|City manager shines light on state of the city|
|Written by Don Mann|
|Tuesday, 22 January 2013 10:51|
ShareIn the banquet room of Chateau Ste. Michelle and in front of a large crowd of some of the city’s heaviest hitters — a much larger crowd than normal — Woodinville City Manager Richard Leahy gave his 2013 State of the City Address at a Woodinville Chamber of Commerce-sponsored luncheon last Thursday.
Leahy noted it was his sixth such event, having come to Woodinville in 2007.
He reviewed the city’s happenings in 2012, including information about the city’s budget, development activity, crime rates and the results of a recently-conducted market demand study.
He also shared some of the city’s goals and outlooks for 2013, including an aggressive capital improvement plan with two major road widening projects, adding an additional police officer to improve the city’s crime rate and several residential and commercial developments coming down the pike.
Leahy began by introducing two new faces at City Hall, Development Services Director Dave Kuhl and Assistant Public Works Director Rick Roberts.
Regarding city finances, Leahy noted a “slight improvement.” The city’s budget is balanced with no new taxes or tax increases for the eighth consecutive year, and no use of reserves to fund operations — which increasingly is occurring in other nearby municipalities, he said.
The city’s biennial budget for 2013-14 stands at $43,575,053 with about $21 million, or 49 percent, designated for capital projects and about the same for operations. The remaining one million, about 2 percent, is for debt repayment of bonds sold to build City Hall five years ago.
Leahy noted that the city currently pays 37 fill-time employees, down from its high-water mark of 67 in 2006.

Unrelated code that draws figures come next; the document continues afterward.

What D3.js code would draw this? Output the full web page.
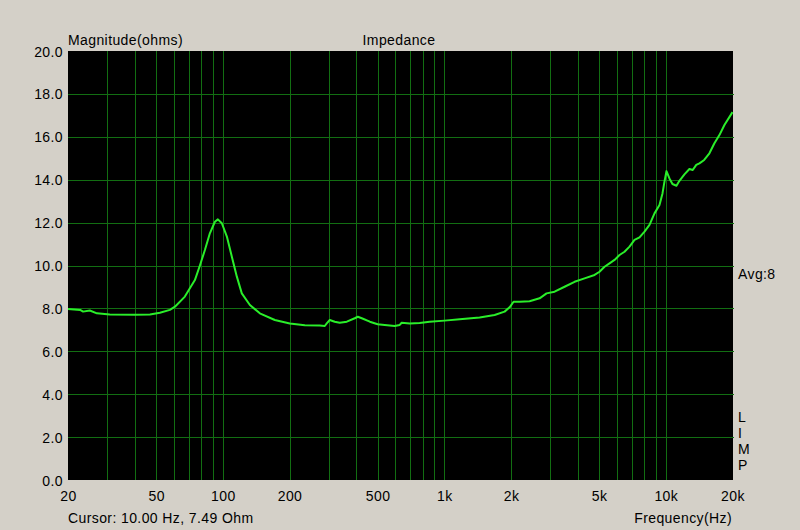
<!DOCTYPE html>
<html><head><meta charset="utf-8">
<script src="https://cdn.jsdelivr.net/npm/d3@7"></script>
<style>
html,body{margin:0;padding:0;background:#d4d0c8;}
svg{display:block;}
text{font-family:Arial,"Liberation Sans",sans-serif;font-size:14px;fill:#000;letter-spacing:0.4px;}
</style></head>
<body>
<svg id="chart" width="800" height="530"></svg>
<script>
const freqHz = [20, 22.7, 23.4, 25.1, 27.0, 30.9, 40.1, 46.9, 52.0, 57.7, 60.8, 67.4, 74.8, 78.8, 83.0, 87.4, 92.1, 95.0, 99.0, 104.3, 109.9, 115.7, 121.8, 132.5, 146.9, 171.7, 200.6, 234.6, 274, 288.6, 294.6, 304, 320, 337, 363, 394, 407, 424, 461, 500, 538, 597, 629, 642, 698, 774, 859, 1003, 1173, 1443, 1687, 1871, 1971, 2054, 2187, 2426, 2692, 2894, 3146, 3491, 3873, 4296, 4767, 5020, 5288, 5570, 5867, 6180, 6510, 6856, 7222, 7607, 8013, 8439, 8889, 9362, 9660, 9860, 10068, 10385, 10713, 11168, 11519, 12134, 12780, 13230, 13720, 14181, 14900, 15733, 16571, 17458, 18386, 20000];
const impedanceOhm = [7.97, 7.93, 7.85, 7.9, 7.77, 7.72, 7.7, 7.72, 7.8, 7.93, 8.08, 8.55, 9.32, 10.0, 10.72, 11.5, 12.04, 12.15, 11.97, 11.35, 10.4, 9.48, 8.7, 8.16, 7.77, 7.46, 7.3, 7.21, 7.2, 7.18, 7.3, 7.46, 7.38, 7.33, 7.38, 7.54, 7.61, 7.54, 7.38, 7.26, 7.23, 7.18, 7.23, 7.33, 7.3, 7.32, 7.38, 7.43, 7.49, 7.58, 7.69, 7.85, 8.05, 8.31, 8.31, 8.33, 8.47, 8.7, 8.78, 9.01, 9.24, 9.4, 9.56, 9.71, 9.94, 10.1, 10.26, 10.49, 10.64, 10.88, 11.19, 11.31, 11.58, 11.89, 12.43, 12.82, 13.36, 13.91, 14.4, 14.06, 13.8, 13.72, 13.95, 14.25, 14.5, 14.45, 14.69, 14.76, 14.92, 15.23, 15.7, 16.08, 16.55, 17.15];
const yTicks = [0, 2, 4, 6, 8, 10, 12, 14, 16, 18, 20];
const xTickValues = [20, 50, 100, 200, 500, 1000, 2000, 5000, 10000, 20000];
const xTickLabels = ["20", "50", "100", "200", "500", "1k", "2k", "5k", "10k", "20k"];
const xGrid = [30,40,50,60,70,80,90,100,200,300,400,500,600,700,800,900,1000,2000,3000,4000,5000,6000,7000,8000,9000,10000];
const sideLetters = ["L", "I", "M", "P"];

const svg = d3.select("#chart");
const L = 68, R = 732.5, T = 51, B = 480;
const x = d3.scaleLog().domain([20, 20000]).range([L, R]);
const y = d3.scaleLinear().domain([0, 20]).range([B, T]);

svg.append("rect").attr("x", L).attr("y", T).attr("width", R - L + 0.5).attr("height", B - T).attr("fill", "#000");

const grid = svg.append("g").attr("stroke", "#126e12").attr("stroke-width", 1).attr("shape-rendering", "crispEdges");
grid.selectAll("line.v").data(xGrid).join("line").attr("class", "v")
  .attr("x1", d => Math.round(x(d)) + 0.5).attr("x2", d => Math.round(x(d)) + 0.5)
  .attr("y1", T).attr("y2", B);
grid.selectAll("line.h").data(yTicks.filter(d => d > 0 && d < 20)).join("line").attr("class", "h")
  .attr("x1", L).attr("x2", R + 1)
  .attr("y1", d => Math.round(y(d)) + 0.5).attr("y2", d => Math.round(y(d)) + 0.5);

const yAxis = d3.axisLeft(y).tickValues(yTicks).tickSize(0).tickPadding(5).tickFormat(d3.format(".1f"));
const gy = svg.append("g").attr("transform", `translate(${L},0)`).call(yAxis);
gy.select(".domain").remove();
gy.selectAll("text").style("font-family", "Arial, 'Liberation Sans', sans-serif").style("font-size", "14px").attr("fill", "#000").attr("dy", "0.36em");

const xAxis = d3.axisBottom(x).tickValues(xTickValues).tickSize(0).tickPadding(11)
  .tickFormat((d, i) => xTickLabels[i]);
const gx = svg.append("g").attr("transform", `translate(0,${B})`).call(xAxis);
gx.select(".domain").remove();
gx.selectAll("text").style("font-family", "Arial, 'Liberation Sans', sans-serif").style("font-size", "14px").attr("fill", "#000");

const line = d3.line().x((d, i) => x(freqHz[i])).y(d => y(d));
svg.append("path").datum(impedanceOhm).attr("d", line)
  .attr("fill", "none").attr("stroke", "#2aee2a").attr("stroke-width", 2).attr("stroke-linejoin", "round");

svg.append("text").attr("x", 68).attr("y", 45).text("Magnitude(ohms)");
svg.append("text").attr("x", 399).attr("y", 45).attr("text-anchor", "middle").text("Impedance");
svg.append("text").attr("x", 68).attr("y", 523).text("Cursor: 10.00 Hz, 7.49 Ohm");
svg.append("text").attr("x", 732).attr("y", 523).attr("text-anchor", "end").text("Frequency(Hz)");
svg.append("text").attr("x", 738).attr("y", 279).text("Avg:8");
svg.selectAll("text.side").data(sideLetters).join("text").attr("class", "side")
  .attr("x", 738).attr("y", (d, i) => 422 + i * 16).text(d => d);
</script>
</body></html>
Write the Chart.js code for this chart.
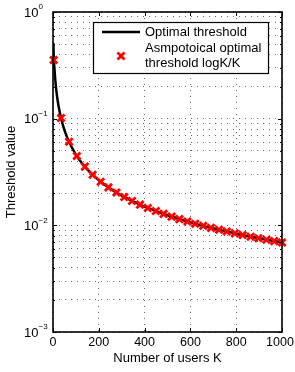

Capital improvement projects of major significance include the widening of the Sammamish Bridge as well as Woodinville-Duvall Road, and both are currently in design phase and will break ground in 2014, he said.
Regarding public safety, Leahy noted total crimes in Woodinville were down 2.6 percent in 2012 from the previous year. Part 1 crimes, however, those considered more severe, are up 8 percent while Part 2 crimes — those considered less severe — are down 13 percent.
The city will employ an additional patrol officer early this year and will consider using video technology — cameras on the streets — to assist in fighting crime.
In 2012 the Woodinville Police Department dispatched nearly 2,900 calls for service, he said, a figure expected to continue to ascend.
In terms of the city’s economy, Leahy noted recent signs of slight but noticeable improvement, including some movement in single-family residential projects.
Commercial projects of note include development of Woodin Creek Village, formerly known as Canterbury and set to begin in 2014.
There is also reportedly a new owner of the land once reserved for the Woodinville Village project, though the city knows not who, and the two parties have yet to communicate.
Private development, however, is at its lowest point in a decade, Leahy said, with new building permit activity sagging to $5.2 million, down from its high-water mark of $94 million in 2007.
A market demand study recently completed by Texas-based Buxton revealed significant “leakage” when comparing estimated retail demand versus actual retail sales and identified a demand for more restaurants and hotels in town.
The next step for the city, Leahy said, will be to host “open houses” for property owners, realtors and potential developers to establish what type of restaurants and hotels fit the Woodinville market and image.
New downtown street standards have also been updated to establish an overall design plan for future development in downtown Woodinville consistent with its desired image, he said.